China's modernization and its power as a trading nation have made it an increasingly important player in the international arena.  Yet, as its influence grows, rights activists and legal experts say China's treatment of its citizens and of their demand for basic human rights casts a shadow over the country's many advances.  

Scenes of petitioners, gathering outside local government offices and court houses to air their grievances, are increasingly common in China.  Analysts say the rallies are a sign of the Chinese government's gradual acceptance of some dissent.  But such scenes are only part of the picture.  Activists and legal experts note that government tolerance has its limits.

At a recent U.S. congressional hearing on political prisoners in China, legal expert Jerome Cohen said that vague Chinese criminal laws allow authorities to brand a wide range of individuals as political prisoners.

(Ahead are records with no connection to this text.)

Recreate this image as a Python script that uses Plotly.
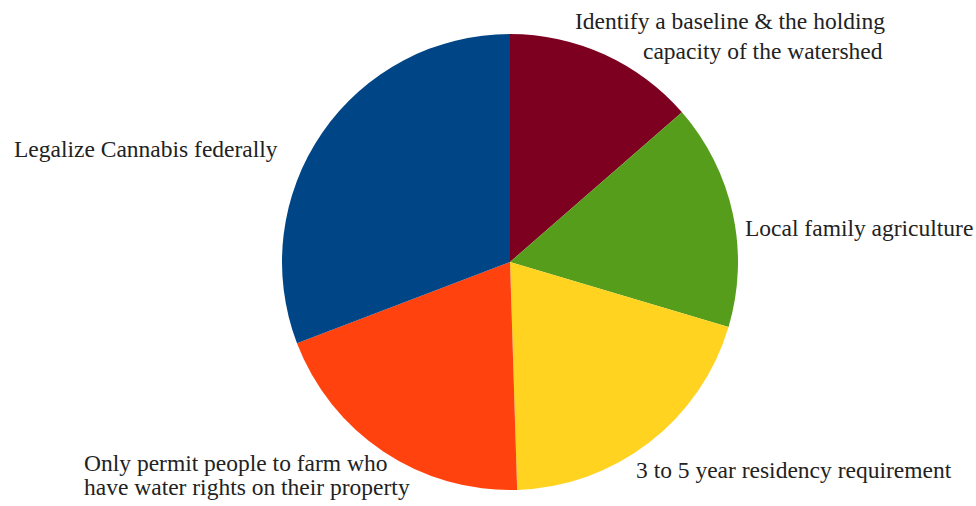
import plotly.graph_objects as go

labels = [
    "Identify a baseline & the holding capacity of the watershed",
    "Local family agriculture",
    "3 to 5 year residency requirement",
    "Only permit people to farm who have water rights on their property",
    "Legalize Cannabis federally",
]
values = [13.6, 16.0, 19.9, 19.7, 30.8]
colors = ["#7e0021", "#579d1c", "#ffd320", "#ff420e", "#004586"]

# label text lines with placement (paper px from top-left)
label_lines = [
    ("Identify a baseline & the holding", 887, 21, "right"),
    ("capacity of the watershed", 885, 51, "right"),
    ("Legalize Cannabis federally", 12, 149, "left"),
    ("Local family agriculture", 743, 228, "left"),
    ("3 to 5 year residency requirement", 634, 470, "left"),
    ("Only permit people to farm who", 82, 463, "left"),
    ("have water rights on their property", 82, 486.5, "left"),
]

W, H = 976, 506
cx, cy, r = 510, 262, 228

fig = go.Figure(go.Pie(
    labels=labels,
    values=values,
    marker=dict(colors=colors, line=dict(width=0)),
    sort=False,
    direction="clockwise",
    rotation=0,
    textinfo="none",
    hoverinfo="label+percent",
    showlegend=False,
    domain=dict(x=[(cx - r) / W, (cx + r) / W],
                y=[(H - cy - r) / H, (H - cy + r) / H]),
))

for text, x, y, align in label_lines:
    fig.add_annotation(
        text=text, x=x / W, y=1 - y / H, xref="paper", yref="paper",
        xanchor=align, yanchor="middle", showarrow=False,
        font=dict(family="'Liberation Serif', 'Times New Roman', serif",
                  size=23.5, color="#222222"),
    )

fig.update_layout(
    width=W, height=H,
    margin=dict(l=0, r=0, t=0, b=0),
    paper_bgcolor="white",
    plot_bgcolor="white",
)

fig.write_html("out.html")
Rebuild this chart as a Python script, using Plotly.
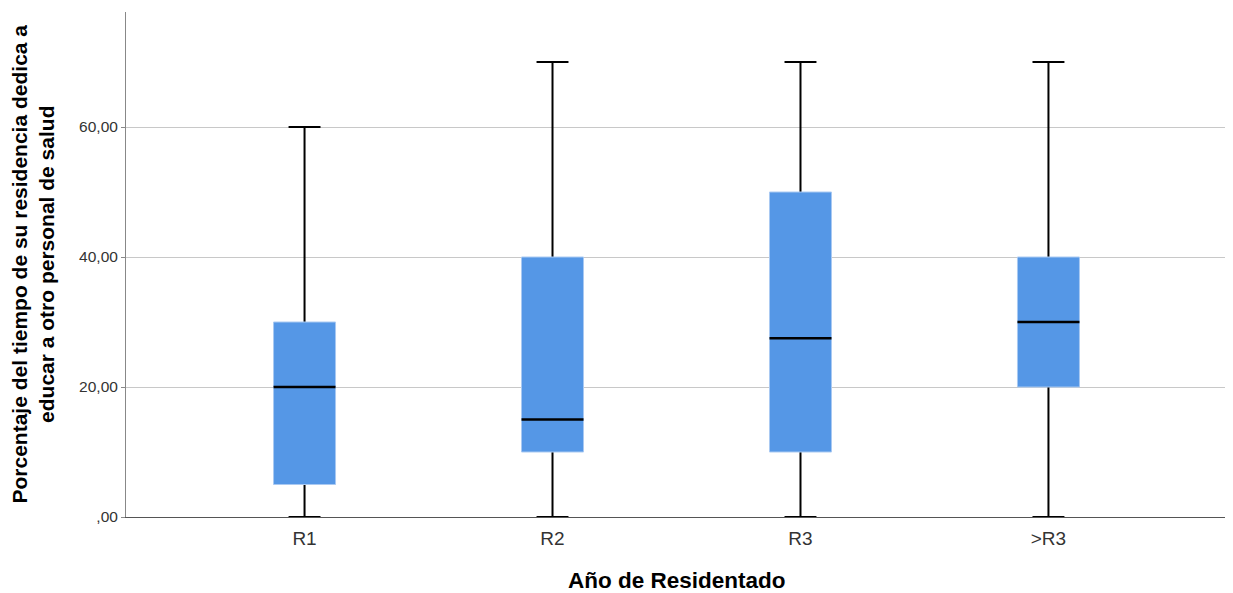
import plotly.graph_objects as go

categories = ["R1", "R2", "R3", ">R3"]
lower = [0, 0, 0, 0]
q1 = [5, 10, 10, 20]
median = [20, 15, 27.5, 30]
q3 = [30, 40, 50, 40]
upper = [60, 70, 70, 70]
ytick_vals = [0, 20, 40, 60]
ytick_text = [",00", "20,00", "40,00", "60,00"]

pos = list(range(len(categories)))
BLUE = "#5597e6"
BOXW = 0.25

fig = go.Figure()
# whiskers (black); box collapsed onto the median so it hides under the fill
fig.add_trace(go.Box(
    x=pos, q1=median, median=median, q3=median, lowerfence=lower, upperfence=upper,
    width=BOXW - 0.02, whiskerwidth=0.56, line=dict(color="black", width=2),
    fillcolor=BLUE, boxpoints=False, hoverinfo="skip", showlegend=False,
))
# boxes (blue with faint border)
fig.add_trace(go.Box(
    x=pos, q1=q1, median=median, q3=q3, lowerfence=q1, upperfence=q3,
    width=BOXW, whiskerwidth=0, line=dict(color="#a9c9f2", width=1),
    fillcolor=BLUE, boxpoints=False, showlegend=False,
))
# medians
for i, m in enumerate(median):
    fig.add_trace(go.Scatter(
        x=[pos[i] - BOXW / 2, pos[i] + BOXW / 2], y=[m, m], mode="lines",
        line=dict(color="black", width=2.5), showlegend=False, hoverinfo="skip",
    ))

fig.update_layout(
    width=1225, height=585,
    margin=dict(l=118, r=6, t=4, b=76),
    paper_bgcolor="white", plot_bgcolor="white",
    boxmode="overlay",
    font=dict(family="Liberation Sans, Arial, sans-serif", color="#222"),
    xaxis=dict(
        range=[-0.72, 3.72], tickvals=pos, ticktext=categories, automargin=False,
        tickfont=dict(size=19, color="#333"), showgrid=False, zeroline=False,
        showline=True, linecolor="#555", linewidth=1, ticks="", ticklabelstandoff=4,
    ),
    yaxis=dict(
        range=[0, 77.7], tickvals=ytick_vals, ticktext=ytick_text, automargin=False,
        tickfont=dict(size=15.5, color="#333"), showgrid=True, gridcolor="#c8c8c8", gridwidth=1,
        zeroline=False, showline=True, linecolor="#888", linewidth=1,
        ticks="outside", ticklen=4, tickcolor="#888",
    ),
    annotations=[
        dict(text="<b>Año de Residentado</b>", xref="paper", yref="paper", x=0.5, y=0,
             xanchor="center", yanchor="middle", yshift=-63, showarrow=False,
             font=dict(size=22.5, color="black")),
        dict(text="<b>Porcentaje del tiempo de su residencia dedica a<br>educar a otro personal de salud</b>",
             xref="paper", yref="paper", x=0, y=0.5, xanchor="center", yanchor="middle",
             xshift=-94, textangle=-90, showarrow=False, font=dict(size=21, color="black")),
    ],
)

fig.write_html("out.html")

"Land disputes, property disputes, environmental, labor problems, birth control problems -- these are all often local disputes that make people become political prisoners because there is no satisfactory outlet for their peaceful protest.  And many of them, of course, get locked up," said Cohen.

Chen Guangcheng, a blind, self-taught legal expert in China, is one example.  Chen was sentenced to four years in prison for "damaging property and organizing a mob to disturb traffic" after he documented cases of forced abortions and other abuses by local family planning officials.

Although his sentence ends in September, human rights experts say his persecution is unlikely to be over.

Jerome Cohen says political prisoners are often deprived of political and human rights for years after they are released.

"After that period of deprivation is over, these people are often subjected to continuing surveillance, house arrest, restriction of any meaningful life, with no legal authority whatever," added Cohen.

Joshua Rosenzweig of the Dui Hua Foundation, which seeks to promote human rights in China, says a crackdown targeting rights activists, ethnic minorities and government critics is underway in China.

He says arrests for endangering state secrets more than doubled in 2008, and more arrests and indictments for what are called crimes of endangering state security were carried out in 2008 and 2009 than in the five previous years.

This is a sign, he says, that hardliners in the Chinese government are consolidating their power.

"I believe that the situation that I've described here is a consequence of the Chinese leadership's acquiescence to a hard-line element within the [communist] party that sees harsh criminal justice measures as superior to building the rule of law," said Rosenzweig.

Human rights activists and legal experts say the United States should do more to support those in China who struggle to promote the rule of law.

Some have said more frequent and in-depth discussions between U.S. and Chinese officials on human rights are needed. Others have urged President Barack Obama to meet with former Chinese political prisoners at the White House to show U.S. support for civil society in China.

Authorities in Beijing, however, stress that Chinese citizens' rights are guaranteed by law and that outsiders have no right interfering in the country's legal affairs.